TASK PROMPT:
Copy nothing but the text: reproduce each line of the listing exactly and leave the pictures out.

## start

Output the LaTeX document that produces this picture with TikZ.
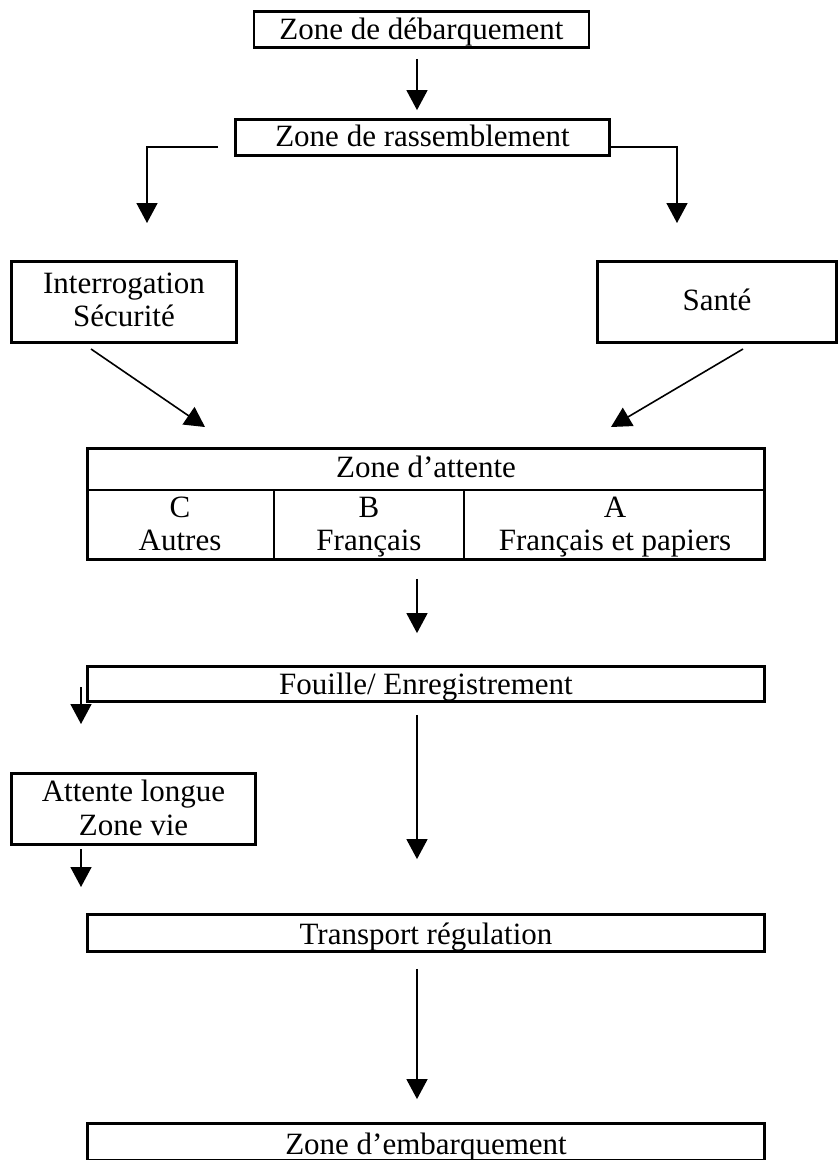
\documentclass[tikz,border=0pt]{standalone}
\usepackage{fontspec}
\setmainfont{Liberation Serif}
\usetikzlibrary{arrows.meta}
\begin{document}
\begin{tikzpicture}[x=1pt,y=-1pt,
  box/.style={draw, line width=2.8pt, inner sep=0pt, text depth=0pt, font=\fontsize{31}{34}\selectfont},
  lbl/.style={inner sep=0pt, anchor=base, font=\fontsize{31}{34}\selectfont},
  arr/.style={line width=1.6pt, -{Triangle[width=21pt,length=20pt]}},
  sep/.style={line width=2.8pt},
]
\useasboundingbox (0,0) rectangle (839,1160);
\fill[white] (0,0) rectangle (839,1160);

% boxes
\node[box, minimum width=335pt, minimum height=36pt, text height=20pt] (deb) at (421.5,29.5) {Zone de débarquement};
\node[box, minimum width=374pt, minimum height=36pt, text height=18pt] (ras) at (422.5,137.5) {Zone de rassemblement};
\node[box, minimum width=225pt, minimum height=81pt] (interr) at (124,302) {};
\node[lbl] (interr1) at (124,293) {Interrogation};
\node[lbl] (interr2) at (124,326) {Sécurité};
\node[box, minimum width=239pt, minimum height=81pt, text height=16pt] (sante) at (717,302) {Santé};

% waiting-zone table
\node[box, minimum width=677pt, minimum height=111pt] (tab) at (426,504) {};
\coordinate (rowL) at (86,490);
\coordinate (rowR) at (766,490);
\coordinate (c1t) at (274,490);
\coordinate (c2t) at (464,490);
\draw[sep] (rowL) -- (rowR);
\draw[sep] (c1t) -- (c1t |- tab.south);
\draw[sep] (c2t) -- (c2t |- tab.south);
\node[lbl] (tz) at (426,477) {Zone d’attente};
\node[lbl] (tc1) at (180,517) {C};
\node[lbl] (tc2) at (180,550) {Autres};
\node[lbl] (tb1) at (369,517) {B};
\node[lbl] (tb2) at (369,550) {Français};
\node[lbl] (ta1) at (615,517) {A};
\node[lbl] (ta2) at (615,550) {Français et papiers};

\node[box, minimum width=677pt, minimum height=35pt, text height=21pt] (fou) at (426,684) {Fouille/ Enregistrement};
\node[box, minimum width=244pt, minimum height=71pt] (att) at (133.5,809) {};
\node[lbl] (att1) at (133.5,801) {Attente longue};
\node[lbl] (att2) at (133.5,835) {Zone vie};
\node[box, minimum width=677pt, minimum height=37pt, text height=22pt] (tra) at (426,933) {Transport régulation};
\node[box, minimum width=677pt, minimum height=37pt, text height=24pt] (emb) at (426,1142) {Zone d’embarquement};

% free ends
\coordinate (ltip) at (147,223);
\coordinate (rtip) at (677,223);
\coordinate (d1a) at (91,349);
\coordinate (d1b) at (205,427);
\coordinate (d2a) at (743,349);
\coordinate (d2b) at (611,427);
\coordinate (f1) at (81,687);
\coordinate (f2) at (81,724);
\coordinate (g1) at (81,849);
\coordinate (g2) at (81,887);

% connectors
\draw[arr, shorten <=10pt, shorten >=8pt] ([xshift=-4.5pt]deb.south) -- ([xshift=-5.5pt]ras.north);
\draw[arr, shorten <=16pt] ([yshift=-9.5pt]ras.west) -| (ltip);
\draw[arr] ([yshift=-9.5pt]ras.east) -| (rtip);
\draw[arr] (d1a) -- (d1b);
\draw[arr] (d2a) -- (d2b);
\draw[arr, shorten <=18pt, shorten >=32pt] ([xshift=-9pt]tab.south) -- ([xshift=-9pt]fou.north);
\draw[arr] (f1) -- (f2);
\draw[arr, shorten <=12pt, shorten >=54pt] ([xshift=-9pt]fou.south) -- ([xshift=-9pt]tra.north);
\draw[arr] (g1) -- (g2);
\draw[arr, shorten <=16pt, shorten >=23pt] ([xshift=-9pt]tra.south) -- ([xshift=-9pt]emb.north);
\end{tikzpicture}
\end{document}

## end

EXPECTED OUTPUT:
Output the LaTeX document that produces this picture with TikZ.
\documentclass[tikz,border=0pt]{standalone}
\usepackage{fontspec}
\setmainfont{Liberation Serif}
\usetikzlibrary{arrows.meta}
\begin{document}
\begin{tikzpicture}[x=1pt,y=-1pt,
  box/.style={draw, line width=2.8pt, inner sep=0pt, text depth=0pt, font=\fontsize{31}{34}\selectfont},
  lbl/.style={inner sep=0pt, anchor=base, font=\fontsize{31}{34}\selectfont},
  arr/.style={line width=1.6pt, -{Triangle[width=21pt,length=20pt]}},
  sep/.style={line width=2.8pt},
]
\useasboundingbox (0,0) rectangle (839,1160);
\fill[white] (0,0) rectangle (839,1160);

% boxes
\node[box, minimum width=335pt, minimum height=36pt, text height=20pt] (deb) at (421.5,29.5) {Zone de débarquement};
\node[box, minimum width=374pt, minimum height=36pt, text height=18pt] (ras) at (422.5,137.5) {Zone de rassemblement};
\node[box, minimum width=225pt, minimum height=81pt] (interr) at (124,302) {};
\node[lbl] (interr1) at (124,293) {Interrogation};
\node[lbl] (interr2) at (124,326) {Sécurité};
\node[box, minimum width=239pt, minimum height=81pt, text height=16pt] (sante) at (717,302) {Santé};

% waiting-zone table
\node[box, minimum width=677pt, minimum height=111pt] (tab) at (426,504) {};
\coordinate (rowL) at (86,490);
\coordinate (rowR) at (766,490);
\coordinate (c1t) at (274,490);
\coordinate (c2t) at (464,490);
\draw[sep] (rowL) -- (rowR);
\draw[sep] (c1t) -- (c1t |- tab.south);
\draw[sep] (c2t) -- (c2t |- tab.south);
\node[lbl] (tz) at (426,477) {Zone d’attente};
\node[lbl] (tc1) at (180,517) {C};
\node[lbl] (tc2) at (180,550) {Autres};
\node[lbl] (tb1) at (369,517) {B};
\node[lbl] (tb2) at (369,550) {Français};
\node[lbl] (ta1) at (615,517) {A};
\node[lbl] (ta2) at (615,550) {Français et papiers};

\node[box, minimum width=677pt, minimum height=35pt, text height=21pt] (fou) at (426,684) {Fouille/ Enregistrement};
\node[box, minimum width=244pt, minimum height=71pt] (att) at (133.5,809) {};
\node[lbl] (att1) at (133.5,801) {Attente longue};
\node[lbl] (att2) at (133.5,835) {Zone vie};
\node[box, minimum width=677pt, minimum height=37pt, text height=22pt] (tra) at (426,933) {Transport régulation};
\node[box, minimum width=677pt, minimum height=37pt, text height=24pt] (emb) at (426,1142) {Zone d’embarquement};

% free ends
\coordinate (ltip) at (147,223);
\coordinate (rtip) at (677,223);
\coordinate (d1a) at (91,349);
\coordinate (d1b) at (205,427);
\coordinate (d2a) at (743,349);
\coordinate (d2b) at (611,427);
\coordinate (f1) at (81,687);
\coordinate (f2) at (81,724);
\coordinate (g1) at (81,849);
\coordinate (g2) at (81,887);

% connectors
\draw[arr, shorten <=10pt, shorten >=8pt] ([xshift=-4.5pt]deb.south) -- ([xshift=-5.5pt]ras.north);
\draw[arr, shorten <=16pt] ([yshift=-9.5pt]ras.west) -| (ltip);
\draw[arr] ([yshift=-9.5pt]ras.east) -| (rtip);
\draw[arr] (d1a) -- (d1b);
\draw[arr] (d2a) -- (d2b);
\draw[arr, shorten <=18pt, shorten >=32pt] ([xshift=-9pt]tab.south) -- ([xshift=-9pt]fou.north);
\draw[arr] (f1) -- (f2);
\draw[arr, shorten <=12pt, shorten >=54pt] ([xshift=-9pt]fou.south) -- ([xshift=-9pt]tra.north);
\draw[arr] (g1) -- (g2);
\draw[arr, shorten <=16pt, shorten >=23pt] ([xshift=-9pt]tra.south) -- ([xshift=-9pt]emb.north);
\end{tikzpicture}
\end{document}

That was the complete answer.